Pero esta sensación del bienestar necesita un motor que la mantenga, un encendido permanente. Un ralentí emocional, que quién más quien menos activa para su pequeño gran sueño de autorrealización. Esa búsqueda de la promoción personal facilita una percepción idealizada de sí mismo, en parte alejada de los propios méritos y capacidades, en parte muy próxima a las necesidades y derechos emocionales.

El sentido del deber con sus obligaciones quedan apartados para un después, porque lo primero es que yo me sienta bien, que los demás me lo aprueben. Es frecuente observar a padres y madres que buscan el reconocimiento de la camaradería de sus hijos, maestros y profesores que priorizan caer bien y ser muy simpáticos, porque enseñar y educar lo necesario es secundario. Cualquiera quiere que el espejo le devuelva esa imagen de autorrealización.

El discurso del bienestar necesita un permanente culto al yo. Una vida de escaparate siempre externa, una vida hacia afuera, intolerante a la frustración, incapaz de afrontar un problema. Todo es muy breve, también las relaciones, los compromisos y sus vínculos, una industria cosmética que convierte las arrugas en piel tersa. La veneración de lo insustancial, no de lo que es y merece, sino de su subjetiva proyección. Sin sentido, como un nenúfar que vaga por el lago a merced de las pequeñas corrientes.

Este infantilismo cristaliza con particular frecuencia en el escenario político. En un reciente artículo “Los hijos del desencanto”  Guadalupe Sánchez señalaba que “el bipartidismo hace mucho que renunció a tratar a los españoles como ciudadanos adultos, capaces de interiorizar la realidad de los problemas y asumir sacrificios para abordarlos. El resultado es una sociedad infantilizada que, harta de que la política se haya convertido en una agencia de colocación de ineptos afines al partido, abomina de contrapartidas”. La inexistente tolerancia a la frustración propia de los niños se puede educar si hay voluntad para ello, pero si estamos montados en el carrusel infantil político, queda mucho por hacer.

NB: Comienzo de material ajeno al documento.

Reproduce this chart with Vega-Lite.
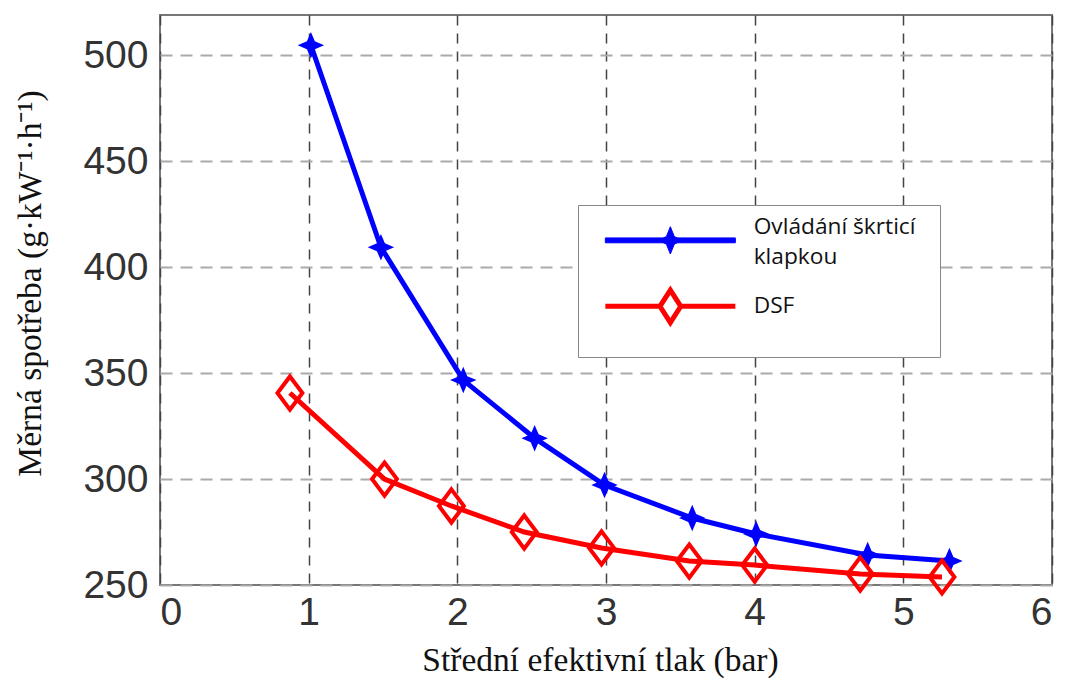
{
  "$schema": "https://vega.github.io/schema/vega-lite/v6.json",
  "width": 892,
  "height": 570,
  "autosize": "none",
  "padding": {"left": 160, "top": 15, "right": 15, "bottom": 101},
  "background": "white",
  "config": {
    "view": {"stroke": "#777", "strokeWidth": 2},
    "axis": {"domain": false, "ticks": false}
  },
  "data": {
    "values": [
      {"x": 1.015, "y": 504.7, "series": "Ovládání škrticí klapkou"},
      {"x": 1.486, "y": 409.4, "series": "Ovládání škrticí klapkou"},
      {"x": 2.04, "y": 346.7, "series": "Ovládání škrticí klapkou"},
      {"x": 2.52, "y": 319.3, "series": "Ovládání škrticí klapkou"},
      {"x": 2.99, "y": 297.2, "series": "Ovládání škrticí klapkou"},
      {"x": 3.58, "y": 281.6, "series": "Ovládání škrticí klapkou"},
      {"x": 4.01, "y": 274.1, "series": "Ovládání škrticí klapkou"},
      {"x": 4.76, "y": 264.2, "series": "Ovládání škrticí klapkou"},
      {"x": 5.31, "y": 261.3, "series": "Ovládání škrticí klapkou"},
      {"x": 0.874, "y": 340.6, "series": "DSF"},
      {"x": 1.51, "y": 300.0, "series": "DSF"},
      {"x": 1.96, "y": 287.3, "series": "DSF"},
      {"x": 2.45, "y": 275.0, "series": "DSF"},
      {"x": 2.97, "y": 267.5, "series": "DSF"},
      {"x": 3.56, "y": 261.3, "series": "DSF"},
      {"x": 4.0, "y": 259.4, "series": "DSF"},
      {"x": 4.71, "y": 255.2, "series": "DSF"},
      {"x": 5.26, "y": 253.8, "series": "DSF"}
    ]
  },
  "encoding": {
    "x": {
      "field": "x", "type": "quantitative",
      "scale": {"domain": [0, 6], "nice": false, "zero": false},
      "axis": {
        "values": [0, 1, 2, 3, 4, 5, 6], "format": "d",
        "title": "Střední efektivní tlak (bar)",
        "titleFont": "Liberation Serif", "titleFontSize": 33.5, "titleFontWeight": "normal", "titleColor": "#111",
        "titlePadding": 12, "titleX": 440,
        "labelFont": "Liberation Sans", "labelFontSize": 39, "labelColor": "#333", "labelPadding": 8,
        "grid": true, "gridColor": "#444", "gridWidth": 1.5, "gridDash": [10, 8]
      }
    },
    "y": {
      "field": "y", "type": "quantitative",
      "scale": {"domain": [250, 519], "nice": false, "zero": false},
      "axis": {
        "values": [250, 300, 350, 400, 450, 500],
        "title": "Měrná spotřeba (g·kW⁻¹·h⁻¹)",
        "titleFont": "Liberation Serif", "titleFontSize": 33.5, "titleFontWeight": "normal", "titleColor": "#111",
        "titleX": -130, "titleY": 268, "titleAngle": -90, "titleBaseline": "middle", "titleAlign": "center",
        "labelFont": "Liberation Sans", "labelFontSize": 39, "labelColor": "#333", "labelPadding": 12,
        "grid": true, "gridColor": "#aaa", "gridWidth": 2, "gridDash": [12, 8]
      }
    }
  },
  "layer": [
    {
      "mark": {"type": "line", "strokeWidth": 5},
      "encoding": {
        "color": {
          "field": "series", "type": "nominal",
          "scale": {"domain": ["Ovládání škrticí klapkou", "DSF"], "range": ["#0000ff", "#ff0000"]},
          "legend": {
            "orient": "none", "legendX": 418, "legendY": 190,
            "title": null,
            "direction": "vertical",
            "strokeColor": "#888", "fillColor": "white", "padding": 24,
            "symbolSize": 4225, "symbolOffset": 57, "labelOffset": 72,
            "rowPadding": 10,
            "labelFont": "Open Sans", "labelFontSize": 22.7, "labelColor": "#111", "labelLimit": 0,
            "labelExpr": "datum.value == 'DSF' ? 'DSF' : ['Ovládání škrticí', 'klapkou']",
            "encode": {
              "labels": {"update": {"lineHeight": {"value": 30}, "dy": {"signal": "datum.value == 'DSF' ? 0 : -13"}}},
              "symbols": {
                "update": {
                  "shape": {"signal": "datum.value == 'DSF' ? 'M-2,0L-0.3,0M0.3,0L2,0M0,-0.5L0.32,0L0,0.5L-0.32,0Z' : 'M-2,-0.075L2,-0.075L2,0.075L-2,0.075Z M0,-0.42L0.12,-0.12L0.35,0L0.12,0.12L0,0.42L-0.12,0.12L-0.35,0L-0.12,-0.12Z'"},
                  "fill": {"signal": "datum.value == 'DSF' ? 'transparent' : '#0000ff'"},
                  "stroke": {"signal": "datum.value == 'DSF' ? '#ff0000' : '#0000ff'"},
                  "strokeWidth": {"signal": "datum.value == 'DSF' ? 5 : 1"},
                  "opacity": {"value": 1}
                }
              }
            }
          }
        }
      }
    },
    {
      "transform": [{"filter": "datum.series != 'DSF'"}],
      "mark": {"type": "point", "filled": true, "color": "#0000ff", "opacity": 1,
        "shape": "M0,-1L0.3,-0.3L1,0L0.3,0.3L0,1L-0.3,0.3L-1,0L-0.3,-0.3Z", "size": 700}
    },
    {
      "transform": [{"filter": "datum.series == 'DSF'"}],
      "mark": {"type": "point", "filled": false, "color": "#ff0000", "opacity": 1, "strokeWidth": 4,
        "shape": "M0,-1L0.75,0L0,1L-0.75,0Z", "size": 1100}
    }
  ]
}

El ambiente de crispación que ofrecen los medios de comunicación, debidamente engrasado en las redes sociales, necesita un espectáculo audiovisual gratificante y caliente, que mantenga esa chispa del motor emocional. Los argumentos, el análisis racional ni se desean, ni se esperan. La construcción de un sentimiento que es consciente del impacto emocional que me puede afectar y que afecta a los que me rodean supone un arduo esfuerzo, y no hay tiempo para eso porque el presente absorbe toda la energía y fagocita cualquier relación con el pasado.

Con el boom digital la comunicación se convierte en emoticon, la política en marketing de todo a cien, las redes sociales en indignación y los amigos en seguidores. Coca-Cola sabía lo que hacía cuando lanzó su “Instituto de la Felicidad”, en el que aparecen píldoras de este ingrediente como “¿Con quién hacer viajes turísticos?”, “Reciclar en casa”, “Los europeos más felices”, “Echarse la siesta” o “sin ojeras y bien dormidos”, por citar solo algunos ejemplos. Ojo, consejos que están avalados por cientos de estudios y una legión de expertos en eso de la inteligencia emocional.

Un discurso del bienestar que muestra la descarada incapacidad crónica para asumir y afrontar las dificultades, de renunciar a las ganancias que procura la estimulación inmediata. Una experiencia a cualquier precio si me satisface y me llena emocionalmente.  En este relato la libertad se convierte en un don, bien proporcionado por el Estado protector o bien como gratificación emocional al sueño de autorrealización. De nuevo se olvida que la libertad ha tenido una historia de luchas y logros, jalonados por el esfuerzo de muchos siglos, con unos derechos conseguidos en el cumplimiento de unas obligaciones.

Creo que acierta Sara Ahmed cuando expresa que “las emociones son la piel del tiempo”, que se pega a los objetos, sujetos, medios, contextos. La Historia se ha convertido en cientos de historias, que en su devenir devoran el pasado, aunque no importa, porque el impacto emocional mantiene el vehículo en marcha y sin destino.